Hoje atendi um homem jovem. Só mesmo uma doença muito grave e aguda para deixá-lo naquele estado. Completamente fraco, com fortes dores em todo o corpo, era pálido como o mais alvo papel. Toda a força e juventude não o livraram de seu destino. Seu sangue era doente, mas por quê?
- É preciso fazer uma ponta de dedo.
Gosto dessa expressão. Sempre me vem na cabeça a imagem de uma bailarina magra e delicada, equilibrando-se na ponta dos pés em suas sapatilhas mágicas. Esse exame ajudará a descobrir o que há de errado. Incrível seu significado, pois é pela ponta dos dedos que se recebe a energia. E é através dela que nós, médicos, podemos palpar uma ponta de baço ou o rebordo do fígado.
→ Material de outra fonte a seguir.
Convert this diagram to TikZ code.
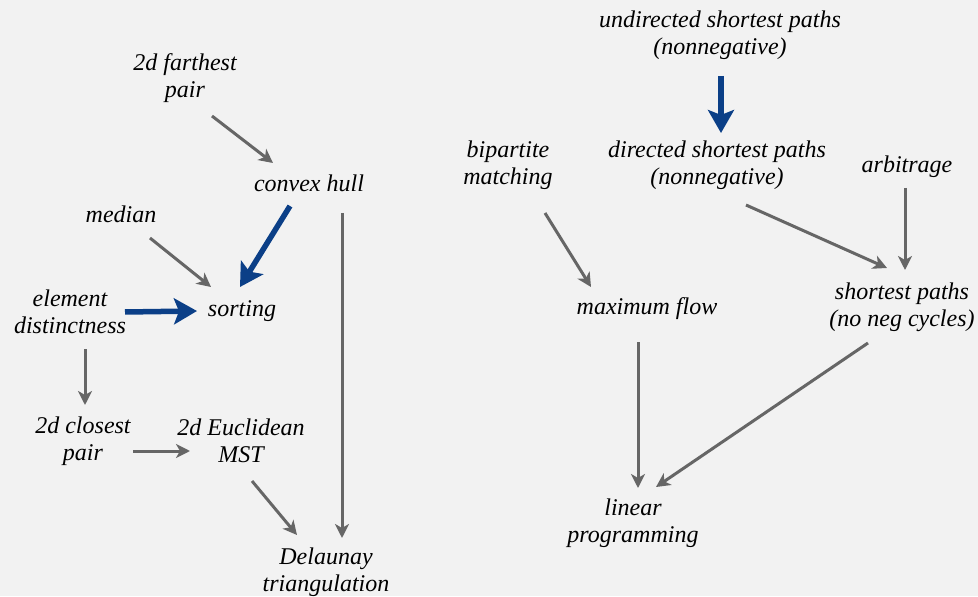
\documentclass[tikz,border=0pt]{standalone}
\usepackage{fontspec}
\setmainfont{Liberation Serif}
\usepackage{xcolor}
\usetikzlibrary{arrows.meta}
\definecolor{bgcol}{HTML}{F2F2F2}
\definecolor{linkgray}{HTML}{666666}
\definecolor{linkblue}{HTML}{0B3F87}

\begin{document}
\begin{tikzpicture}[
	x=1pt, y=-1pt,
	prob/.style={align=center,inner sep=0pt,font=\fontsize{24}{27}\selectfont\itshape},
	graylink/.style={draw=linkgray,line width=3pt,-{Stealth[length=14pt,width=14pt,inset=4pt]}},
	bluelink/.style={draw=linkblue,line width=5.5pt,-{Stealth[length=23pt,width=26pt,inset=5pt]}}
]
	\fill[bgcol] (0,0) rectangle (978,596);
	\node[prob] (fp)   at (185,78)  {2d farthest\\pair};
	\node[prob] (hull) at (309,183) {convex hull};
	\node[prob] (med)  at (121,214) {median};
	\node[prob] (sort) at (242,311) {sorting};
	\node[prob] (ed)   at (70,312)  {element\\distinctness};
	\node[prob] (cp)   at (83,441)  {2d closest\\pair};
	\node[prob] (mst)  at (241,441) {2d Euclidean\\MST};
	\node[prob] (dl)   at (326,572) {Delaunay\\triangulation};
	\node[prob] (usp)  at (720,35)  {undirected shortest paths\\(nonnegative)};
	\node[prob] (bm)   at (508,165) {bipartite\\matching};
	\node[prob] (dsp)  at (717,165) {directed shortest paths\\(nonnegative)};
	\node[prob] (arb)  at (907,167) {arbitrage};
	\node[prob] (mf)   at (647,309) {maximum flow};
	\node[prob] (sp)   at (902,307) {shortest paths\\(no neg cycles)};
	\node[prob] (lp)   at (633,523) {linear\\programming};
	% left group
	\draw[graylink] ([shift={(27,38)}]fp.center) -- ([shift={(-36,-20)}]hull.center);
	\draw[graylink] ([shift={(29,24)}]med.center) -- ([shift={(-31,-24)}]sort.center);
	\draw[bluelink] ([shift={(-19,23)}]hull.center) -- ([shift={(-2,-24)}]sort.center);
	\draw[bluelink] ([shift={(55,0)}]ed.center) -- ([shift={(-45,0)}]sort.center);
	\draw[graylink] ([shift={(33,30)}]hull.center) -- ([shift={(16,-34)}]dl.center);
	\draw[graylink] ([shift={(15,37)}]ed.center) -- ([shift={(2,-36)}]cp.center);
	\draw[graylink] ([shift={(50,10)}]cp.center) -- ([shift={(-51,10)}]mst.center);
	\draw[graylink] ([shift={(11,40)}]mst.center) -- ([shift={(-29,-37)}]dl.center);
	% right group
	\draw[bluelink] ([shift={(1,41)}]usp.center) -- ([shift={(4,-32)}]dsp.center);
	\draw[graylink] ([shift={(37,48)}]bm.center) -- ([shift={(-56,-22)}]mf.center);
	\draw[graylink] ([shift={(29,40)}]dsp.center) -- ([shift={(-15,-39)}]sp.center);
	\draw[graylink] ([shift={(-2,21)}]arb.center) -- ([shift={(3,-37)}]sp.center);
	\draw[graylink] ([shift={(-9,33)}]mf.center) -- ([shift={(5,-35)}]lp.center);
	\draw[graylink] ([shift={(-34,36)}]sp.center) -- ([shift={(23,-36)}]lp.center);
\end{tikzpicture}
\end{document}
Uma espetadela e pronto. A gota gorda e escarlate está lá e se desmancha por capilaridade quando tocada pela lâmina aguda e fria. Rapidamente ela é distendida e forma um tapete fino de sangue sob a forma de uma chama de vela. Os corantes são prontamente misturados numa alquimia artesanal e particular. Muito simples e rápido. Lá estão elas! Miseráveis células imaturas, monstruosas e aberrantes que se multiplicam descontroladamente paralisando sua produção sangüínea. Sangüínea. Musical, não acham? O trema já acabou, mas me recuso a deixar de usá-lo. Nossa língua é tão bonita, pro inferno com a reforma ortográfica!
Como qualquer leigo, ele não faz idéia do que está acontecendo. Como dar a notícia? O que dizer exatamente? Não podemos prometer a cura, mas temos que lhe dar esperanças. Qual a melhor terapia? A doença é fatal, mas pode-se morrer também do tratamento. Pobre diabo!
No início, todos se desesperam, como que fadados ao terrível e irremediável fim. O passo seguinte é depositar todas as esperanças no tratamento oferecido, como se pudéssemos matematicamente prever o futuro. Nada lhe pode ser garantido, trabalhamos com probabilidades e não se sabe o que acontecerá. A doença irá remitir? Se remitir, se manterá silente? Poderá recair? O tratamento pode funcionar, mas e seus efeitos colaterais a curto e a longo prazo? Qual será seu benefício na sobrevida e na qualidade de vida? Quantas perguntas...
É difícil para o paciente raciocinar com tantas variáveis e optar por alguma coisa, então ele confia no médico. É um peso grande e uma dedicação gigantesca, não se pode negligenciar nada. Um simples sintoma pode mudar tudo. É uma relação muito forte e a vida daquele homem tão moço e robusto depende desesperadamente de mim. Não posso abandoná-lo, meu compromisso é com ele e não com a cura. Tenho que lhe garantir ao menos conforto.
Ele pode não saber exatamente de nada, mas sente e compreende quando alguma coisa não está indo bem. Protege-se em sua ignorância e deixa a vida caminhar. A falta de conhecimento muitas vezes é salutar. Permite que simplesmente se viva sem julgamentos e que se aprenda sempre. Liberta-nos da ilusão do pseudo-conhecimeto como verdade absoluta. “Só sei que nada sei” já dizia Sócrates. O paciente, portanto, sabe mais do que qualquer médico, afinal, ele é o doente.